Moving meditation can take place during any repetitive physical activity. The most common that come to mind are walking, running, and biking. But don’t limit yourself to traditional concepts of “exercise.” Exercise is simply physical activity. When looked at this way, doing the dishes can become a moving meditation that relaxes the mind. Pulling weeds, painting the living room, vacuuming, raking leaves, planting flowers, digging a ditch – any activity you may consider to be “mindless” and/or repetitive can serve as a means to relax the mind by shifting our focus.
Create a relaxed mind
The act of creativity is perhaps the most often overlooked opportunity to relax the mind. This method is extremely similar to the practice of moving meditation. For example, creating a garden requires repeated tasks such as pulling weeds and planting flower beds. But we also most usually plan, or imagine, what we want are garden to look like. We also enjoy observing our garden as it grows and changes. In other words, we “contemplate” our garden.
Almost any creative act can be compared to creating a garden. Playing an instrument, writing music, painting pictures, knitting, sewing, woodcrafts, photography, quilting, pottery, writing – creativity shifts our focus. Creativity involves many repeated physical tasks. Even writing is a physical act. The act of creating allows us entry into a level of contemplation that can quiet and relax the mind.
The quantum rhythm of a relaxed mind
Mindful breathing, moving meditation, and creativity all share a common characteristic – rhythm. And rhythms have a frequency to their beat. This may seem to apply only to things such as music or marching – however, frequency is actually a profound characteristic that directs the nature of the reality we experience.
Quantum physics breaks down all matter into small, smaller, and even smaller particles that ultimately are expressed in waves. Each of these waves vibrates at various frequencies. These matter/waves exist in infinitely multiple locations simultaneously. Some physicists theorize that it is the very act of observation that trims all these possibilities into the one thing that is observed. The act of observation transcends what would otherwise be experienced as utter chaos.

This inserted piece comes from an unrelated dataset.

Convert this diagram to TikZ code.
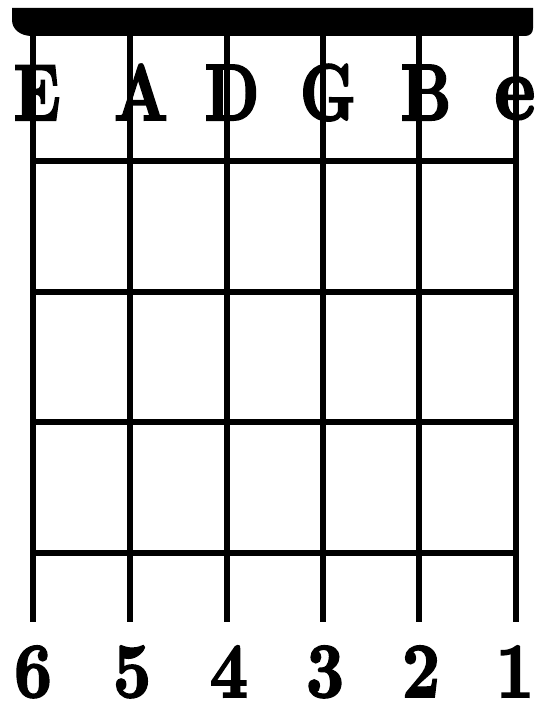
\documentclass[tikz,border=0pt]{standalone}
\usepackage{fontspec}
\newfontfamily\fatface[FakeBold=2.5]{lmroman10-bold.otf}
\begin{document}
\begin{tikzpicture}[x=1pt,y=-1pt,
  stringline/.style={line width=6pt,line cap=butt},
  fretline/.style={line width=6pt,line cap=butt},
  lbl/.style={anchor=base,inner sep=0pt,font=\fatface\fontsize{80}{80}\selectfont},
  num/.style={anchor=base,inner sep=0pt,font=\fatface\fontsize{78}{78}\selectfont}]
\useasboundingbox (0,0) rectangle (535,703);
% labels
\node[lbl,xscale=0.78] (lE) at (37,120) {E};
\node[lbl,xscale=0.78] (lA) at (141,120) {A};
\node[lbl,xscale=0.78] (lD) at (232,120) {D};
\node[lbl,xscale=0.78] (lG) at (328,120) {G};
\node[lbl,xscale=0.78] (lB) at (426,120) {B};
\node[lbl,font=\fatface\fontsize{92}{92}\selectfont,xscale=0.85] (le) at (515,119) {e};
% numbers
\node[num,xscale=0.85] (n6) at (33,697) {6};
\node[num,xscale=0.85] (n5) at (132,697) {5};
\node[num,xscale=0.85] (n4) at (229,697) {4};
\node[num,xscale=0.85] (n3) at (325,697) {3};
\node[num,xscale=0.85] (n2) at (421,697) {2};
\node[num,xscale=0.85] (n1) at (515,697) {1};
% nut
\fill (12,8) -- (533,8) -- (533,28) .. controls (533,33) and (530,36) .. (525,36)
  -- (32,36) .. controls (20,36) and (12,29) .. (12,20) -- cycle;
% strings
\foreach \i/\x in {1/33,2/130,3/226.5,4/323,5/419,6/516}{
  \coordinate (s\i t) at (\x,30);
  \coordinate (s\i b) at (\x,622);
  \draw[stringline] (s\i t) -- (s\i b);
}
% frets
\foreach \j/\y in {1/161.5,2/291.8,3/422.1,4/552.5}{
  \coordinate (f\j l) at (30,\y);
  \coordinate (f\j r) at (519,\y);
  \draw[fretline] (f\j l) -- (f\j r);
}
\end{tikzpicture}
\end{document}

This elegant description of the nature of reality suggests that there is also a quantum rhythm to a relaxed mind.
Particles are repeatedly broken down into parts until they become waves. Observing (contemplating) these waves reduces chaos and allows the ability to focus on one thing; one event; one location.
It is the activation of our bodies in a manner that we repeatedly break down and/or perform a similar process or task and then contemplate (observe) the action itself or the result of those actions, that allows us the ability to shift our focus and relax our minds.